The number of careers, and opportunities that Soundcloud has made – and are continuing to make – for its creators are too much to mention. Take for example, a record executive coming across a 20 year-old producer’s soundcloud. After he liked what he heard, he contacted him and sent him one of his artist’s songs from 2012 to remix. The producer cooked it up on his laptop – giving it a bit more bounce, and added a trumpet line that was sent to him via Whatsapp, because he couldn’t afford to fly in his friend to record it.

The remix of the song was released in 2014, and it eventually went on to dominate the charts worldwide. That song is OMI’s “Cheerleader”. The version you know is that of the producer, Felix Jaehn.

Let’s bring it back home, using Puffy (who has since created another account) again as an example. His roadmix of Porgie & Murda’s “Ben Up” – a good song in its own right – basically handed the duo their Road March title. The looped intro of the remix made more room at the top of the song for people to dance, and it was the only version of “Ben Up” the deejays played on the road, and the one that they continue to play to this day. I can’t remember the last day i heard the original. (No offense, Peter).

But you may ask, with all of this going on, couldn’t I could just upload my spouge mix of “Down In The Dm” somewhere else? Yes you can, but while they are alternatives (Audiomack, Mixcloud, Hulkshare), if these services manage to reach the same size of Soundcloud then they will most likely face the same problems in the future. Plus, Soundcloud is still the best option with its gargantuan monthly users (175 mill), sound quality, and easy-to-use interface.

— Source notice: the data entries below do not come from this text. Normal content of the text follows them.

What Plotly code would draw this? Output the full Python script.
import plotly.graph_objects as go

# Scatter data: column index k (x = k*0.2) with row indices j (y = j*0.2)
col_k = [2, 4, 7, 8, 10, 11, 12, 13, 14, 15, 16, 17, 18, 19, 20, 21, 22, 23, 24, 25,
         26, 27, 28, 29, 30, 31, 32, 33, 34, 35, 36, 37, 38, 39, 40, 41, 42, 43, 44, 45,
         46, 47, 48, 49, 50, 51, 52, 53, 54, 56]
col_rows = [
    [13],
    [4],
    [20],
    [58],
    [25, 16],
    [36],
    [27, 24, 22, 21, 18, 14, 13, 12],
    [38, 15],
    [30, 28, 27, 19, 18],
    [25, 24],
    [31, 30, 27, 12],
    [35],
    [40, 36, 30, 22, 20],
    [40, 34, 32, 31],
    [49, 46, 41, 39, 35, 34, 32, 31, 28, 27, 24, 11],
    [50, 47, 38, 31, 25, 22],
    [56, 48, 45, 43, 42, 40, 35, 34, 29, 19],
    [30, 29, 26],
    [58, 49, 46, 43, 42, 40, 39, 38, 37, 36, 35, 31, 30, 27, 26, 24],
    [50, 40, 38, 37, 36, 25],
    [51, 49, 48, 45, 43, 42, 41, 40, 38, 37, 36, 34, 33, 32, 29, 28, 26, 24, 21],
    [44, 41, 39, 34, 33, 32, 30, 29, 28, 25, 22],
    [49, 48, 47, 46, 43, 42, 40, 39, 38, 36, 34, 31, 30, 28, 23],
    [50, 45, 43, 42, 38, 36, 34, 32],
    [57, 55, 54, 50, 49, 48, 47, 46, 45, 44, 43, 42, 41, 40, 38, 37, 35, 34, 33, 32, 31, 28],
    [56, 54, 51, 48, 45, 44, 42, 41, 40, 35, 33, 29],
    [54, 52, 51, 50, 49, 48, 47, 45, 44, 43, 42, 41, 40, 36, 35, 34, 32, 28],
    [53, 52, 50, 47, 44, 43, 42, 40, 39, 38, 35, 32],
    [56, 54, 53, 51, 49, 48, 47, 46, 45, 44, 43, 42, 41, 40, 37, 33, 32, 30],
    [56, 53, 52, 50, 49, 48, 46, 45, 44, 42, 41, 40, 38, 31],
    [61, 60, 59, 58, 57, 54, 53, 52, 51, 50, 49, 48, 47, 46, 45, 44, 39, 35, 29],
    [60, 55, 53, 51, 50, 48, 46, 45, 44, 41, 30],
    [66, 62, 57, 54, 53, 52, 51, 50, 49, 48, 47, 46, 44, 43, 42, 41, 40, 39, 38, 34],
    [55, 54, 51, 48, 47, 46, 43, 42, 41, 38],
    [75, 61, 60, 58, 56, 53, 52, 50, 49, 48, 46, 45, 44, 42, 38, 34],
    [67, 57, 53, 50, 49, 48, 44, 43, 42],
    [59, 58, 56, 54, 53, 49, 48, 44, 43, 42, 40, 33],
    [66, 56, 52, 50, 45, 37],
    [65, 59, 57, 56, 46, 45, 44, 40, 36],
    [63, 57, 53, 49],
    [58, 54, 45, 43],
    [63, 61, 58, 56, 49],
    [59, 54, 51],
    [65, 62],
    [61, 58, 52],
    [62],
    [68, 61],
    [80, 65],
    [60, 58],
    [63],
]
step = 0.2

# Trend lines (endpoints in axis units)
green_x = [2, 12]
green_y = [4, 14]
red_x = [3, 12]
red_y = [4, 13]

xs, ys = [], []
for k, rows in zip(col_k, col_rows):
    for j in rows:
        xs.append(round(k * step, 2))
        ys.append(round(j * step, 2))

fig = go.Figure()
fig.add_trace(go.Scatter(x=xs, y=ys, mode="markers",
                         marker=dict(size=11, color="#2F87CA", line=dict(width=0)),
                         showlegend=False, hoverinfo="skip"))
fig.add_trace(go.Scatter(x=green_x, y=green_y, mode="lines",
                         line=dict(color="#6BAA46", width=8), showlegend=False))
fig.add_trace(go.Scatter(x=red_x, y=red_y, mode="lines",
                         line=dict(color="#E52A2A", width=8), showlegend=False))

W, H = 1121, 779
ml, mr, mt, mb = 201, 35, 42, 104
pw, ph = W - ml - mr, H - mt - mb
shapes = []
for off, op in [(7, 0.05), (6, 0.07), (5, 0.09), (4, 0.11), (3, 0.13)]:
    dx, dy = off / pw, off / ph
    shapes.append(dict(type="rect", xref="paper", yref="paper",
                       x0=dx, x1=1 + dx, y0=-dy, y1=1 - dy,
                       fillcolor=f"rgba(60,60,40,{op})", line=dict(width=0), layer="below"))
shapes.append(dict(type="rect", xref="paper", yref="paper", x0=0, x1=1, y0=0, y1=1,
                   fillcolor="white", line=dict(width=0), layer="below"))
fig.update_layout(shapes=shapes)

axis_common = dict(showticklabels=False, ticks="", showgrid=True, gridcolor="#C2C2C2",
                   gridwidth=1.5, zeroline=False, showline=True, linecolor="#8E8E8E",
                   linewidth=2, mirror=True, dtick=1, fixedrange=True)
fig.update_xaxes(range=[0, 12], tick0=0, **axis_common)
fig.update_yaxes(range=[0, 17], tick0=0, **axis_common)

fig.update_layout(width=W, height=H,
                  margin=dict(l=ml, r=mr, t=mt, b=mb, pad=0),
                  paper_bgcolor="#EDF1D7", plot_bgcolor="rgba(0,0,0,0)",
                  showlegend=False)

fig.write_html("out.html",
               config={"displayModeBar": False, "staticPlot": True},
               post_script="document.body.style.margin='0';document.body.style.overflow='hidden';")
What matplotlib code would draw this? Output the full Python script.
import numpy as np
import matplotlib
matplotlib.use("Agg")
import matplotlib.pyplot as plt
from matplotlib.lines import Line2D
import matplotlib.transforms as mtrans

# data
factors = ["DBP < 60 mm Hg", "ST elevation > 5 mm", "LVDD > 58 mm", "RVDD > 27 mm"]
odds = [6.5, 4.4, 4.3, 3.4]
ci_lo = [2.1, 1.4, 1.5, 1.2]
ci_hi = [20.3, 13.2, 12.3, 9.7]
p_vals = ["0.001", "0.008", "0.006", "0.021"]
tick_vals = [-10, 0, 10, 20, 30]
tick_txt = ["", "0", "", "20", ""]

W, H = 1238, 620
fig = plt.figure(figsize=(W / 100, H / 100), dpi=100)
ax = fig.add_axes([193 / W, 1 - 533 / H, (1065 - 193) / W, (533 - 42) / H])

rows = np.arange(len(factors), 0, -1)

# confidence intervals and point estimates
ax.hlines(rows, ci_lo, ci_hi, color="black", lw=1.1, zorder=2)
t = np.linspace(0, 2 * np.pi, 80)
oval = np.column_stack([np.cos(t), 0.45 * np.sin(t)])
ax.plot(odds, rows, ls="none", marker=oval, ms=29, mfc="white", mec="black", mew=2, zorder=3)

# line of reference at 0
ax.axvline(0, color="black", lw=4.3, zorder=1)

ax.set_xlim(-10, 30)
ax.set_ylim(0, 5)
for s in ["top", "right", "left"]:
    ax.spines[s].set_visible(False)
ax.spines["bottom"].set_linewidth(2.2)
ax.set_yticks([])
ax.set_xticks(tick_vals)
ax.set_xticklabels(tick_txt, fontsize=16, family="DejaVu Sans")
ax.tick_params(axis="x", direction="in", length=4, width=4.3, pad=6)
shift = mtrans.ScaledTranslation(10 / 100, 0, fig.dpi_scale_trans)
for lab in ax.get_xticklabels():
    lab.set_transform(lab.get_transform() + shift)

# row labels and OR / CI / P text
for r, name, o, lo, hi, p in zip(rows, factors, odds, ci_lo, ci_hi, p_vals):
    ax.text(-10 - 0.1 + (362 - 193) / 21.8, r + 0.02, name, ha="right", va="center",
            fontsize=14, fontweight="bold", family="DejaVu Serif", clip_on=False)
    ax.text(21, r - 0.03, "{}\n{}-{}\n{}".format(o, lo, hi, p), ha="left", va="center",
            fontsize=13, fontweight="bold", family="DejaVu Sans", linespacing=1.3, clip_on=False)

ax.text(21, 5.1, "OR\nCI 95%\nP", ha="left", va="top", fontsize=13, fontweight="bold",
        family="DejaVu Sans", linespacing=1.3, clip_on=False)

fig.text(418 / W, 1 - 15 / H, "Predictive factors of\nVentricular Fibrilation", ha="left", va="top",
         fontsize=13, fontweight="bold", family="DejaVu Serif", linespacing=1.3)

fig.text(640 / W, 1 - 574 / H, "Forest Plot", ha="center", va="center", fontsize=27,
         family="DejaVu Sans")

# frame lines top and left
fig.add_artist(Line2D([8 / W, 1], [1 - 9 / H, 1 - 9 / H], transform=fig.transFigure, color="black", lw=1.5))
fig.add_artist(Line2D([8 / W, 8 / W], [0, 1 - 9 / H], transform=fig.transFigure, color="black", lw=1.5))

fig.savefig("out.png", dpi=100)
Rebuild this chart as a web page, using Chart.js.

While Soundcloud will still remain free when the subscription service is rolled out (according to a contract that leaked last year), you can expect the policing of material that is deemed to infringe on copyrights to be much more severe. However, In every dark cloud there is a silver lining. These changes present an opportunity for the large number of independent Barbadian creators that populate the service to work with each other – not only to avoid having their work wiped clean from the internet (and having to open a new account each time it happens), but to aid in the development of a malignant industry that is crippled by decades of uncooperative tendancies.